Every once in a while, I find a gem. It might be just a paragraph; maybe a page; sometimes just a bit of dialog. Like this:
“Remember before we had elastic?”
Oh Lord, I know what’s coming next. She’s going to talk about underwear.
“Remember how a gal could be just walking down the sidewalk or standing in line at the grocery store, and, ping.” She makes a vibrating sound, pulling her tongue to the roof of her mouth. “The rubber band broke and down came her panties.
I feel my neck prickle when Loretta says panties, emphasizing the “T” overly distinct. I don’t know why that word bothers me, but it does.
“Someone told me the British have a tidy word for underwear. Smalls,” I say. “I like their tendency for understatement. Or we could just say underthings.”

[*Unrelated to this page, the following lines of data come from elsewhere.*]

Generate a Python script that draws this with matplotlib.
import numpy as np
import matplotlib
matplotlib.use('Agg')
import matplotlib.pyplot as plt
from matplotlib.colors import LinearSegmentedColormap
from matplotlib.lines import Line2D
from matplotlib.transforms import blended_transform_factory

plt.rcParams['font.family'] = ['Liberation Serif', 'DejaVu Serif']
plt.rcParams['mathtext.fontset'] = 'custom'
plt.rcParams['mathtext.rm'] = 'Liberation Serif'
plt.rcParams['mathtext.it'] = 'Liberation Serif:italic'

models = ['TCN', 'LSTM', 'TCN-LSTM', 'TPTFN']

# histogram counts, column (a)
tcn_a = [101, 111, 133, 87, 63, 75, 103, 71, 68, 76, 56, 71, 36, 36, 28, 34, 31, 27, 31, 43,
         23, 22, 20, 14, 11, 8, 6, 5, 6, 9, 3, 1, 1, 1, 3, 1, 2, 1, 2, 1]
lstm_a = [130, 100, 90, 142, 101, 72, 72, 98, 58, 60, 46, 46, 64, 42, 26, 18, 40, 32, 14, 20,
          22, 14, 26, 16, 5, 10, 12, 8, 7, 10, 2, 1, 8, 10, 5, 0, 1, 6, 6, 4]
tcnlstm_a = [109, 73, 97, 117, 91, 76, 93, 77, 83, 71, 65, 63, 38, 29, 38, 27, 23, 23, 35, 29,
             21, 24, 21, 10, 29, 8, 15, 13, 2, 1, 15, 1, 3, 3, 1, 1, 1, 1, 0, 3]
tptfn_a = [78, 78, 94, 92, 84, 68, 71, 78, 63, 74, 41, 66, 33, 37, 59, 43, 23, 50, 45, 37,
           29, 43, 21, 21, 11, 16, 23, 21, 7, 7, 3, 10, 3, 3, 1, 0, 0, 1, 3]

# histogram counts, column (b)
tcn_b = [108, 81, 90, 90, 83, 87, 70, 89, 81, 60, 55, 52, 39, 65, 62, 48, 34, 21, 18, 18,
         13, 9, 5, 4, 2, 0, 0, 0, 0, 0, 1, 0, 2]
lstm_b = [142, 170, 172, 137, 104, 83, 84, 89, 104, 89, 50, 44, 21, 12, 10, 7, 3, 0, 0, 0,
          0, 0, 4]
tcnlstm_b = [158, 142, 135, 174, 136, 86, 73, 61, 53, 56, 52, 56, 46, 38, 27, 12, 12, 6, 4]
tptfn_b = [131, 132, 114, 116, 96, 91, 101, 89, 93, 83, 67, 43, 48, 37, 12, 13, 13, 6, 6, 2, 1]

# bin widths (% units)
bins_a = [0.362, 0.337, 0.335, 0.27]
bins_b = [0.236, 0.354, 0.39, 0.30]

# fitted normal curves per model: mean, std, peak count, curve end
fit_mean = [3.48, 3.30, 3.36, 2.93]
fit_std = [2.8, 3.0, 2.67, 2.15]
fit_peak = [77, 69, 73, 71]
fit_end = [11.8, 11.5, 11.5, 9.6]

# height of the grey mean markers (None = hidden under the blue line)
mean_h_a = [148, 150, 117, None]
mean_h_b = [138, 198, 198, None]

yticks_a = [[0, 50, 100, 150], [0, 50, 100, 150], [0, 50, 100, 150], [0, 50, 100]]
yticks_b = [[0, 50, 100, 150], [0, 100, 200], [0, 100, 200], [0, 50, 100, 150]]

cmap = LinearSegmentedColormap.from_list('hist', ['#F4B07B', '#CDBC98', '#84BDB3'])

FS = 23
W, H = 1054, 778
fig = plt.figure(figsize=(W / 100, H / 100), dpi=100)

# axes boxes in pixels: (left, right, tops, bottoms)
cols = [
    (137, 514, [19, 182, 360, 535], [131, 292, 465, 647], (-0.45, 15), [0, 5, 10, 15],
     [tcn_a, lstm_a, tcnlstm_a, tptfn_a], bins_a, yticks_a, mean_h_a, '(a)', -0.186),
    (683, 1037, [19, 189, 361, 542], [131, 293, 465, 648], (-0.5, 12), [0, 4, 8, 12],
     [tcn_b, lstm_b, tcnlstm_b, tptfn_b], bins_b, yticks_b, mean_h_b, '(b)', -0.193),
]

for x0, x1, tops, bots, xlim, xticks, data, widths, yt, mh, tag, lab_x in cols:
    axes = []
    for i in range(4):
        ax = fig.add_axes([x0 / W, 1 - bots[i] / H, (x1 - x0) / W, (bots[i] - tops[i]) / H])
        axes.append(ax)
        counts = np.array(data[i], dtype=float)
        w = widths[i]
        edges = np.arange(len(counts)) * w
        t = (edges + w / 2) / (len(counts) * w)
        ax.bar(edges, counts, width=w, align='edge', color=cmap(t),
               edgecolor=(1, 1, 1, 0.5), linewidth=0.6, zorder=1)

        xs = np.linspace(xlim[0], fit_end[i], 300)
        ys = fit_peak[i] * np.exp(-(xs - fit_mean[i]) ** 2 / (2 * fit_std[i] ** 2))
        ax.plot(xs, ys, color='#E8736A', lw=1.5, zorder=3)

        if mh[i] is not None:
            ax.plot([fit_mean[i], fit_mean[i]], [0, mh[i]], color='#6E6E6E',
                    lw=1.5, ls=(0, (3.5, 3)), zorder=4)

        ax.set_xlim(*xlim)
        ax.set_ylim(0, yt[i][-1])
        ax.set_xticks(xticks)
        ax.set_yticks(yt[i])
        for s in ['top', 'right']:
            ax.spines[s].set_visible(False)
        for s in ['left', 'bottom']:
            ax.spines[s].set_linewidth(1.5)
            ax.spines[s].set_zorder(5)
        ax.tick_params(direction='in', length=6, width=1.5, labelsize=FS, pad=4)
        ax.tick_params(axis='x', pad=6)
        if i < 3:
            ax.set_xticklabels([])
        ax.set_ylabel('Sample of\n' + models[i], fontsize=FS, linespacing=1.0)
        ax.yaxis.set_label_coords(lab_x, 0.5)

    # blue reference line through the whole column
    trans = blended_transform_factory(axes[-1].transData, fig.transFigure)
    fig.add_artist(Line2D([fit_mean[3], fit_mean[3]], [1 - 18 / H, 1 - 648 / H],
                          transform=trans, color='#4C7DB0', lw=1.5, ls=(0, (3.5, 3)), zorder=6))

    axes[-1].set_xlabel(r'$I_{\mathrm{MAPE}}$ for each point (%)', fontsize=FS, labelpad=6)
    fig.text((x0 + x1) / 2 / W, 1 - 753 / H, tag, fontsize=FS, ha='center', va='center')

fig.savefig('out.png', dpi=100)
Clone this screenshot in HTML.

Loretta throws her head back, her curls bouncing as if to accent her complete delight.
“Okay, okay. Smalls it is,” she says. She draws small out into two syllables and flutters her eyelashes. “Did someone’s smalls ever go down when you worked at the bank?”
“Plenty of times. A woman would just be standing there, prim and proper as can be, and all of a sudden I’d hear a yelp like a mouse ran across her shoe. She’d jump, quick grab her underthings, I mean smalls, and bolt for the door in complete and utter embarrassment.”
I particularly like this little bit of forgotten history. I wonder how we’d adapt our behavior today if we thought at any moment we could be exposed and vulnerable.